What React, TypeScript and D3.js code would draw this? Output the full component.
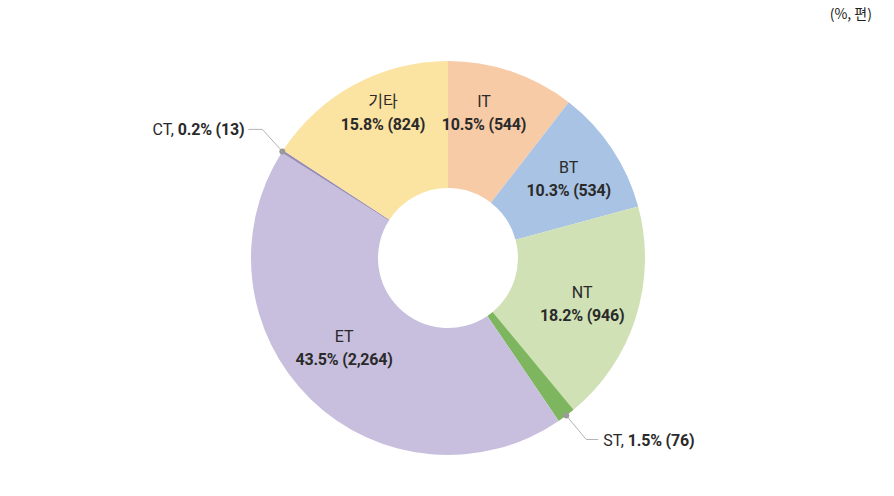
import React from "react";
import * as d3 from "d3";

const categories = ["IT", "BT", "NT", "ST", "ET", "CT", "기타"];
const percents = [10.5, 10.3, 18.2, 1.5, 43.5, 0.2, 15.8];
const counts = ["544", "534", "946", "76", "2,264", "13", "824"];
const colors = ["#f8cba7", "#a8c3e4", "#d0e1b5", "#7db65e", "#c7bfdd", "#978cb4", "#fbe3a1"];
const unitLabel = "(%, 편)";

const W = 894, H = 496;
const cx = 448, cy = 258, outerR = 197, innerR = 70;

// label nudges (style)
const nudges: Record<string, [number, number]> = {
  IT: [-11, -9], BT: [0, 0], NT: [-4, 1], ET: [-3, -15], "기타": [4, -18],
};

export default function App() {
  const data = categories.map((c, i) => ({ c, v: percents[i], n: counts[i], color: colors[i] }));
  const pie = d3.pie<any>().value((d) => d.v).sort(null);
  const arcs = pie(data);
  const arc = d3.arc<any>().innerRadius(innerR).outerRadius(outerR);
  const labelArc = d3.arc<any>().innerRadius(145).outerRadius(145);
  const font = "Roboto, 'Noto Sans CJK KR', sans-serif";

  const outer = (a: any) => {
    const m = (a.startAngle + a.endAngle) / 2;
    return [Math.sin(m) * outerR, -Math.cos(m) * outerR];
  };

  return (
    <svg width={W} height={H} style={{ position: "absolute", left: 0, top: 0, background: "#fff" }}>
      <text x={872} y={19} textAnchor="end" fontSize={14} fontFamily="'Noto Sans CJK KR', sans-serif" fill="#222">{unitLabel}</text>
      <g transform={`translate(${cx},${cy})`}>
        {arcs.map((a) => (
          <path key={a.data.c} d={arc(a) as string} fill={a.data.color} />
        ))}
        {arcs.map((a) => {
          const c = a.data.c;
          if (c === "CT" || c === "ST") return null;
          const [x, y] = labelArc.centroid(a);
          const [nx, ny] = nudges[c] || [0, 0];
          return (
            <g key={"l" + c} transform={`translate(${x + nx},${y + ny})`} fontFamily={font} textAnchor="middle" fill="#2a2a2a">
              <text y={-5} fontSize={16}>{c}</text>
              <text y={18} fontSize={16} fontWeight={700} letterSpacing={-0.2}>{`${a.data.v.toFixed(1)}% (${a.data.n})`}</text>
            </g>
          );
        })}
        {arcs.filter((a) => a.data.c === "CT" || a.data.c === "ST").map((a) => {
          const [px, py] = outer(a);
          const isCT = a.data.c === "CT";
          const ex = isCT ? px - 20 : px + 20;
          const ey = isCT ? py - 22 : py + 24;
          const hx = isCT ? ex - 14 : ex + 12;
          const tx = isCT ? hx - 4 : hx + 5;
          return (
            <g key={"o" + a.data.c}>
              <polyline points={`${px},${py} ${ex},${ey} ${hx},${ey}`} fill="none" stroke="#b3b3b3" strokeWidth={1} />
              <circle cx={px} cy={py} r={3} fill="#9a9a9a" />
              <text x={tx} y={ey + 6} fontSize={16} fontFamily={font} textAnchor={isCT ? "end" : "start"} fill="#2a2a2a">
                <tspan>{a.data.c}, </tspan>
                <tspan fontWeight={700} letterSpacing={-0.2}>{`${a.data.v.toFixed(1)}% (${a.data.n})`}</tspan>
              </text>
            </g>
          );
        })}
      </g>
    </svg>
  );
}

▬▬▬

→ **EXERCISE TASK**: Print out the lines exactly, skipping any picture.

→ **SOLUTION FOR THIS TASK**:
What React, TypeScript and D3.js code would draw this? Output the full component.
import React from "react";
import * as d3 from "d3";

const categories = ["IT", "BT", "NT", "ST", "ET", "CT", "기타"];
const percents = [10.5, 10.3, 18.2, 1.5, 43.5, 0.2, 15.8];
const counts = ["544", "534", "946", "76", "2,264", "13", "824"];
const colors = ["#f8cba7", "#a8c3e4", "#d0e1b5", "#7db65e", "#c7bfdd", "#978cb4", "#fbe3a1"];
const unitLabel = "(%, 편)";

const W = 894, H = 496;
const cx = 448, cy = 258, outerR = 197, innerR = 70;

// label nudges (style)
const nudges: Record<string, [number, number]> = {
  IT: [-11, -9], BT: [0, 0], NT: [-4, 1], ET: [-3, -15], "기타": [4, -18],
};

export default function App() {
  const data = categories.map((c, i) => ({ c, v: percents[i], n: counts[i], color: colors[i] }));
  const pie = d3.pie<any>().value((d) => d.v).sort(null);
  const arcs = pie(data);
  const arc = d3.arc<any>().innerRadius(innerR).outerRadius(outerR);
  const labelArc = d3.arc<any>().innerRadius(145).outerRadius(145);
  const font = "Roboto, 'Noto Sans CJK KR', sans-serif";

  const outer = (a: any) => {
    const m = (a.startAngle + a.endAngle) / 2;
    return [Math.sin(m) * outerR, -Math.cos(m) * outerR];
  };

  return (
    <svg width={W} height={H} style={{ position: "absolute", left: 0, top: 0, background: "#fff" }}>
      <text x={872} y={19} textAnchor="end" fontSize={14} fontFamily="'Noto Sans CJK KR', sans-serif" fill="#222">{unitLabel}</text>
      <g transform={`translate(${cx},${cy})`}>
        {arcs.map((a) => (
          <path key={a.data.c} d={arc(a) as string} fill={a.data.color} />
        ))}
        {arcs.map((a) => {
          const c = a.data.c;
          if (c === "CT" || c === "ST") return null;
          const [x, y] = labelArc.centroid(a);
          const [nx, ny] = nudges[c] || [0, 0];
          return (
            <g key={"l" + c} transform={`translate(${x + nx},${y + ny})`} fontFamily={font} textAnchor="middle" fill="#2a2a2a">
              <text y={-5} fontSize={16}>{c}</text>
              <text y={18} fontSize={16} fontWeight={700} letterSpacing={-0.2}>{`${a.data.v.toFixed(1)}% (${a.data.n})`}</text>
            </g>
          );
        })}
        {arcs.filter((a) => a.data.c === "CT" || a.data.c === "ST").map((a) => {
          const [px, py] = outer(a);
          const isCT = a.data.c === "CT";
          const ex = isCT ? px - 20 : px + 20;
          const ey = isCT ? py - 22 : py + 24;
          const hx = isCT ? ex - 14 : ex + 12;
          const tx = isCT ? hx - 4 : hx + 5;
          return (
            <g key={"o" + a.data.c}>
              <polyline points={`${px},${py} ${ex},${ey} ${hx},${ey}`} fill="none" stroke="#b3b3b3" strokeWidth={1} />
              <circle cx={px} cy={py} r={3} fill="#9a9a9a" />
              <text x={tx} y={ey + 6} fontSize={16} fontFamily={font} textAnchor={isCT ? "end" : "start"} fill="#2a2a2a">
                <tspan>{a.data.c}, </tspan>
                <tspan fontWeight={700} letterSpacing={-0.2}>{`${a.data.v.toFixed(1)}% (${a.data.n})`}</tspan>
              </text>
            </g>
          );
        })}
      </g>
    </svg>
  );
}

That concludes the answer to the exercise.